Today, Musk got his way?NASA changed its mind. Bill Gerstenmaier, NASA Associate Administrator for Space Operations, announced in a press conference that the contentious Commercial Crew Integrated Design Contract RFP would not be released. The crew program's next two-year phase will continue to be handled under the Space Act Agreement, which does not have the provisions that SpaceX and other companies found so onorous.

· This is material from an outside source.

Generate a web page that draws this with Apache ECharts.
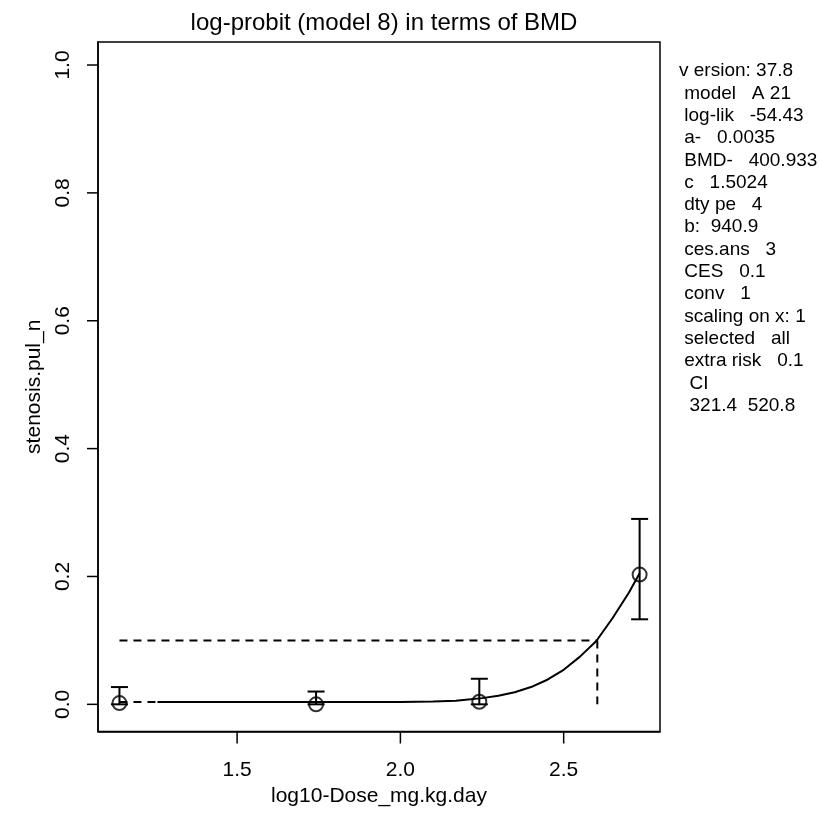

The reasons that contract spawned so much ire from private space are that it would have let NASA exert more control over the hardware design than many in the industry are comfortable with, installed NASA staff in the companies' facilities, and left open the question of how many changes the agency could force companies to make. Every space company we contacted for an earlier story about the proposed RFP complained about some part of it.
Gerstenmaier said that a budget shortfall, not industry complaints, prompted NASA to throw out the controversial contract. "It is really tough to lock into a firm fixed-price contract with the number of providers that can keep us moving forward," Gerstenmaier said to reporters. Congress, which clearly has its doubts about private spaceflight, gave NASA only about half the $850 million the Obama administration requested for the Commercial Crew program.
SpaceX sent a statement to PM, which reads as a polite victory lap. "Given budget realities, NASA and domestic space companies need to innovate more than ever," SpaceX president Gwynne Shotwell says. "Space Act Agreements yield amazing results?we need only look at the Dragon spacecraft and Falcon 9 rocket, both highly advanced, all-American vehicles designed using 21st-century technology. We applaud NASA's decision to use Space Act Agreements for the next round of Commercial Crew and look forward to the competition."